Après une longue attente et un scandale impliquant l'un des acteurs qui donnait ses traits et sa voix à l'un des personnages principaux du jeu, Judgment arrive enfin dans nos contrées. Une sortie attendue des fans de la saga Yakuza, mais aussi un point d'entrée intéressant pour celles et ceux qui étaient rebutés par l'absence de version française. En effet, cette traduction tant attendue et qui arrive avec Judgment est un vrai plus pour le jeu, d'autant plus qu'il propose également des voix anglaises en plus des voix japonaises. Néanmoins, ce qu'on attendait, c'était surtout de pouvoir découvrir un nouveau héros : Takayuki Yagami. Avocat déchu, détective privé quelconque, on découvre une personnalité très différente de ce à quoi la série nous a habitué. Vêtu d'un perfecto d'une autre époque et avec une cigarette jamais bien loin, on redécouvre en sa compagnie le quartier de Kamurocho qui, toujours inspiré par le véritable Kabukicho à Shinjuku, s'affiche sous son meilleur jour alors que l'histoire nous amène à porter un regard différent.

Parce que ce spin-off de Yakuza entend bien marquer ses différences, et bien qu'on soit en terrain connu, le jeu affiche dès le début ses spécificités. Très rafraîchissant, le jeu puise ses inspirations ici et là, majoritairement du côté des Yakuza, mais aussi des Phoenix Wright. Dans la peau du détective, on doit chercher les preuves, analyser chaque recoin des scènes de crime, organiser des filatures et photographier des suspects avec notre portable ou un drone ou s'infiltrer dans des bâtiments au moyen d'un déguisement bien senti avant de crocheter quelques serrures. Les interrogatoires nous laissent jouer avec les preuves récoltées pour faire craquer un suspect ou un témoin, tandis qu'on pose des questions ici et là pour alimenter le dossier en témoignages et avancer l'affaire. Néanmoins, on remarque rapidement les limites du jeu : tout est cousu de fil blanc et on ne dispose finalement que de très peu de liberté. Le jeu est extrêmement dirigiste et les enquêtes relèvent plus de l'emballage que de la réflexion, le fond du jeu reste assez similaires aux quêtes des Yakuza et on se contente le plus souvent de suivre l'objectif sans avoir à se soucier de récolter des preuves.

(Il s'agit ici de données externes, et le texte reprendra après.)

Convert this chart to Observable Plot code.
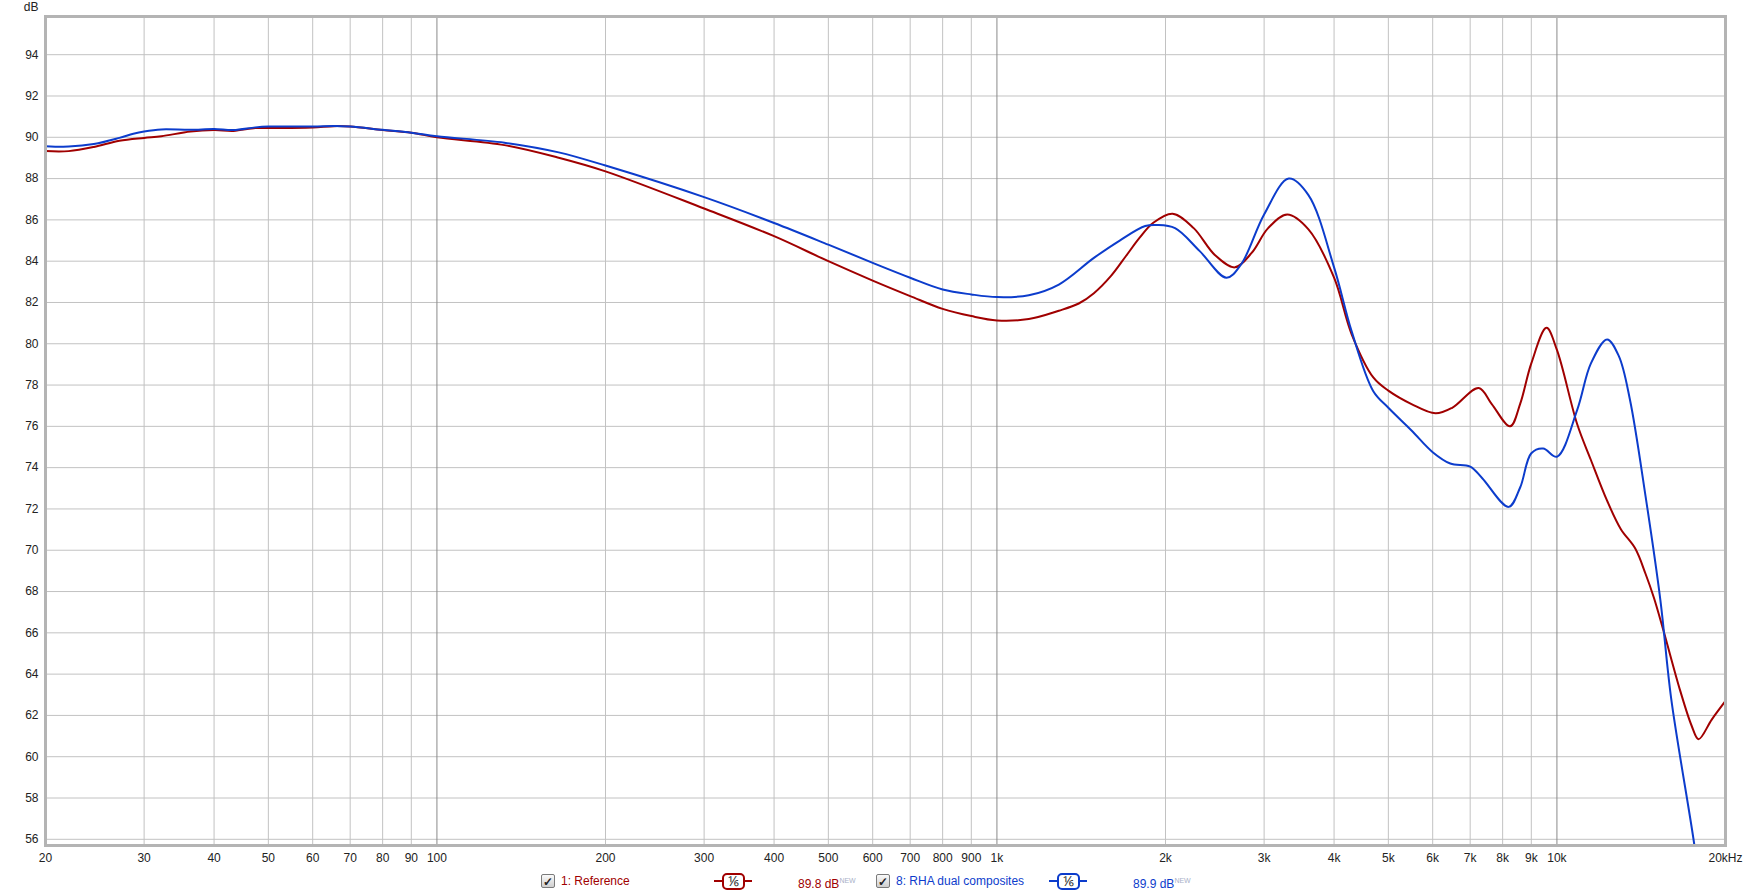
<!DOCTYPE html>
<html><head><meta charset="utf-8">
<script src="https://cdn.jsdelivr.net/npm/d3@7"></script>
<script src="https://cdn.jsdelivr.net/npm/@observablehq/plot@0.6"></script>
<style>
body{margin:0;background:#fff;font-family:"Liberation Sans",Arial,sans-serif;}
#chart{width:1747px;height:870px;}
#legend{position:relative;width:1747px;height:26px;font-size:12px;font-family:"Liberation Sans",Arial,sans-serif;}
#legend .it{position:absolute;top:4px;line-height:14px;white-space:nowrap;}
.cb{width:12px;height:12px;border:1px solid #7a7a7a;border-radius:2px;background:linear-gradient(#fafafa,#cfcfcf);color:#222;font-size:12px;font-weight:bold;text-align:center;line-height:12px;}
.sm{width:38px;height:16px;top:3px !important;}
.sm .ln{position:absolute;left:0;right:0;top:7px;height:2px;}
.sm .bx{position:absolute;left:8px;width:19px;height:13px;top:0;border:2px solid;border-radius:5px;background:#fff;color:#333;font-size:14px;line-height:13px;text-align:center;}
.nw{font-size:7px;vertical-align:5px;color:#a8b0c8;}
</style></head><body>
<div id="chart"></div>
<div id="legend"></div>
<script>
const seriesNames = ["1: Reference", "8: RHA dual composites"];
const seriesColors = ["#a00000", "#0c3ccc"];
const seriesLevels = ["89.8 dB", "89.9 dB"];

const refFreq = [20,22,24.4,27.1,30,32.2,36.3,40,43.3,47.4,50,60,65.5,70,80,90,100,132,165,200,300,400,500,600,700,800,900,1000,1140,1290,1400,1490,1600,1700,1800,1900,2060,2246,2450,2660,2850,3050,3300,3600,4000,4300,4700,5000,5500,6070,6500,7250,7650,8250,8600,9000,9580,10000,10870,11500,12290,13000,13800,14400,14900,15500,16600,17400,17900,18900,20000];
const refDb = [89.33,89.33,89.53,89.83,89.97,90.05,90.28,90.35,90.31,90.45,90.45,90.48,90.54,90.52,90.35,90.22,90.0,89.62,89.01,88.35,86.55,85.21,84.0,83.06,82.31,81.69,81.34,81.13,81.2,81.6,81.95,82.45,83.3,84.25,85.15,85.85,86.3,85.6,84.3,83.7,84.4,85.6,86.26,85.54,83.2,80.46,78.37,77.73,77.08,76.63,76.9,77.86,77.08,76.0,77.1,79.05,80.77,79.7,76.1,74.37,72.4,71.03,70.08,68.85,67.7,66.1,63.2,61.5,60.85,61.8,62.7];

const rhaFreq = [20,22,24.4,27.1,28.7,30,32.2,36.3,40,43.3,47.4,50,60,65.5,70,80,90,100,132,165,200,300,400,500,600,700,800,900,1000,1140,1290,1490,1657,1840,1930,2080,2300,2570,2730,3000,3320,3600,4000,4300,4700,5000,5500,6000,6450,7000,7350,8200,8600,9000,9450,10000,10870,11500,12290,12900,13500,14400,15300,16000,17600,17900];
const rhaDb = [89.57,89.55,89.67,89.97,90.17,90.28,90.38,90.36,90.4,90.35,90.48,90.52,90.52,90.55,90.52,90.36,90.22,90.05,89.74,89.27,88.63,87.1,85.85,84.8,83.92,83.2,82.63,82.39,82.26,82.35,82.87,84.16,85.0,85.7,85.75,85.6,84.5,83.2,83.85,86.26,88.0,87.2,83.7,80.6,77.7,76.9,75.8,74.75,74.2,74.05,73.5,72.1,73.05,74.7,74.93,74.53,76.8,79.05,80.21,79.4,77.3,72.6,67.6,62.8,55.7,54.0];

const xTicks = [20,30,40,50,60,70,80,90,100,200,300,400,500,600,700,800,900,1000,2000,3000,4000,5000,6000,7000,8000,9000,10000,20000];
const xTickLabels = ["20","30","40","50","60","70","80","90","100","200","300","400","500","600","700","800","900","1k","2k","3k","4k","5k","6k","7k","8k","9k","10k","20kHz"];
const decadeTicks = [100,1000,10000];
const yTicks = [56,58,60,62,64,66,68,70,72,74,76,78,80,82,84,86,88,90,92,94];

const rows = [];
refFreq.forEach((f,i)=>rows.push({series: seriesNames[0], f, db: refDb[i]}));
rhaFreq.forEach((f,i)=>rows.push({series: seriesNames[1], f, db: rhaDb[i]}));
const labelOf = new Map(xTicks.map((t,i)=>[t, xTickLabels[i]]));
const minorTicks = xTicks.filter(t => !decadeTicks.includes(t));

const chart = Plot.plot({
  width: 1747, height: 870,
  marginLeft: 45, marginRight: 22, marginTop: 16, marginBottom: 25,
  style: {fontFamily: "'Liberation Sans', Arial, sans-serif", fontSize: "12px", color: "#222", background: "#fff"},
  x: {type: "log", domain: [20, 20000], label: null, axis: null},
  y: {domain: [55.7, 95.85], label: null},
  color: {domain: seriesNames, range: seriesColors},
  marks: [
    Plot.ruleY(yTicks, {stroke: "#c2c2c2", strokeWidth: 1}),
    Plot.ruleX(minorTicks, {stroke: "#c2c2c2", strokeWidth: 1}),
    Plot.ruleX(decadeTicks, {stroke: "#8a8a8a", strokeWidth: 1}),
    Plot.line(rows, {x: "f", y: "db", z: "series", stroke: "series", curve: "catmull-rom", strokeWidth: 2, clip: true}),
    Plot.frame({stroke: "#b4b4b4", strokeWidth: 3}),
    Plot.text(xTicks, {x: d => d, text: d => labelOf.get(d), frameAnchor: "bottom", dy: 13, lineAnchor: "middle", fill: "#222"}),
    Plot.axisY(yTicks, {tickSize: 0, tickPadding: 7, fill: "#222"}),
    Plot.text(["dB"], {frameAnchor: "top-left", dx: -7, dy: -9, textAnchor: "end", lineAnchor: "middle", fill: "#222"})
  ]
});
document.getElementById("chart").appendChild(chart);

// legend
const lg = document.getElementById("legend");
const legendStarts = [541, 876];
seriesNames.forEach((name, i) => {
  const x0 = legendStarts[i];
  const c = seriesColors[i];
  const cb = document.createElement("div");
  cb.className = "it cb"; cb.style.left = x0 + "px"; cb.textContent = "\u2713";
  lg.appendChild(cb);
  const t = document.createElement("div");
  t.className = "it"; t.style.left = (x0 + 20) + "px"; t.style.color = c; t.textContent = name;
  lg.appendChild(t);
  const sm = document.createElement("div");
  sm.className = "it sm"; sm.style.left = (x0 + 173) + "px";
  sm.innerHTML = `<div class="ln" style="background:${c}"></div><div class="bx" style="border-color:${c}">\u2159</div>`;
  lg.appendChild(sm);
  const lv = document.createElement("div");
  lv.className = "it"; lv.style.left = (x0 + 257) + "px"; lv.style.color = c;
  lv.innerHTML = `${seriesLevels[i]}<span class="nw">NEW</span>`;
  lg.appendChild(lv);
});
</script>
</body></html>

C'est évidemment dommage, car l'influence de Phoenix Wright - à qui il ne manque pas de rendre hommage avec un scène très drôle - avec ses analyses des scènes de crime offre au spin-off un goût très particulier. Malgré tout, Judgment offre un ton assez différent de ses prédécesseurs en s'orientant vers le film noir,  dans un polar qui met aux prises les yakuzas dans une affaire de meurtres terriblement violents, un ton plus sérieux et moins grandiloquent que les grands affrontements torse nu entre des mafieux hauts en couleur. D'autant plus que Yagami est le cliché du détective un peu blasé, mais qui a bon coeur, à qui tout le monde fait appel quand l'affaire est désespérée. Un cliché qui fonctionne étonnamment bien, même pour un fan de la saga qui était triste de voir partir son héros fétiche.

Ne nous y trompons pas pour autant, Judgment nous rappelle vite aux bonnes habitudes de la saga : le cœur du jeu reste proche des Yakuza, comme l'indiquent les nombreux combats contre des malfrats qui nous agressent en ville ou les combats de boss. Yagami est d'ailleurs plutôt plaisant à jouer avec deux styles de combats différents de ce que la série a proposé jusqu'à maintenant, même si le gameplay reste identique avec l'utilisation d'objets, de coups spéciaux en tout genre et de barre d'"EX" à charger pour déchaîner des coups plus violents. La progression se fait grâce à de l'expérience glanée en combats et en récompense de missions, une expérience que l'on distribue dans des améliorations allant de nouveaux coups spéciaux à une puissance accrue. Judgment vient aussi avec son lot de rebondissements incroyables, une mise en scène inspirée du cinéma d'action japonais, des mafieux à la personnalité très marquée et un mystère permanent sur les motivations des uns et des autres. La réussite du Ryû ga Gotoku Studio est d'ailleurs d'être parvenu à concilier ces éléments qui font la popularité des Yakuza et un ton plus sérieux inhérent au genre du film noir. Le jeu n'est toutefois pas irréprochable : l'histoire souffre d'un rythme compliqué et de quelques rebondissements un peu trop faciles. En plus d'être très dirigiste, le jeu peine à surprendre avec une histoire attendue. Cependant, la recette fonctionne toujours pour les amateurs du genre, avec un héros plutôt attachant et un mystère autour des meurtres que l'on a envie d'élucider.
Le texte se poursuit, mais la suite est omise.